In order to do so he needs to convince his father that he has cleaned up his act and is ready to settle down. How do you convince your parents that you’re ready to settle down? With a serious girlfriend, of course. Unable to find a suitable stand-in girlfriend from among his stripper acquaintances, Jay finally settles on heading to the wedding on his own, until one evening when he rescues Daisy at the mental institution where he works as a janitor. Daisy is beautiful and upon seeing her, Jay feels that she would be the perfect candidate for his plan . There is a catch, Daisy is a patient at the mental institution. Once Daisy follows him and sneaks out of the hospital, Jay has no choice but to take her under his wing as they embark on a roller coaster of an adventure across the country.
Throughout the course of their journey together, Daisy reveals that she is not like most girls, having been raised by an overprotective mother who kept her sheltered from the outside world for much of her life; she has grown up lacking the social skills and worldliness necessary to get by in society.
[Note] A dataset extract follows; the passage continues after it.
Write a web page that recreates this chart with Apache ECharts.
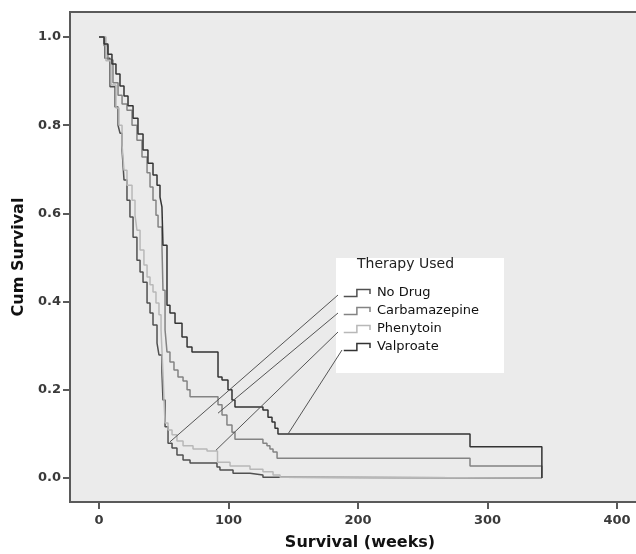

I am a fan of Wood’s previous work, think Thirteen, Across the Universe and even recent indie rom-com A Case of You alongside Justin Long. However, Wood portrays Daisy’s childlike nature with such overemphasis that it is difficult to believe the naiveté in her actions as she experiences many firsts–her first time flying on a plane; her first time drinking champagne; her first time on a roller coaster. Her behavior comes across as trite, and insincere. Speedman has an easier time portraying Jay, though only because there really is not much to his character. Displays of cliché bad boy behavior are present–a one night stand, gambling issues, visits to the strip club and of course the presence of the gangsters to whom he owes the debt, as mentioned in the outset. The various cliches of the film are so blatant throughout that their obvious emotional responses seem almost dictated. But they result in only general detachment.
The characters and the storyline are underdeveloped which result in the lack of any emotional connection to either of the protagonists, or even an understanding of their connection. As much as the director is telling me to root for them to be together, and as much as I would like to believe that Daisy is just the change Jay needs to turn his aimless life around, it’s all just wishful thinking.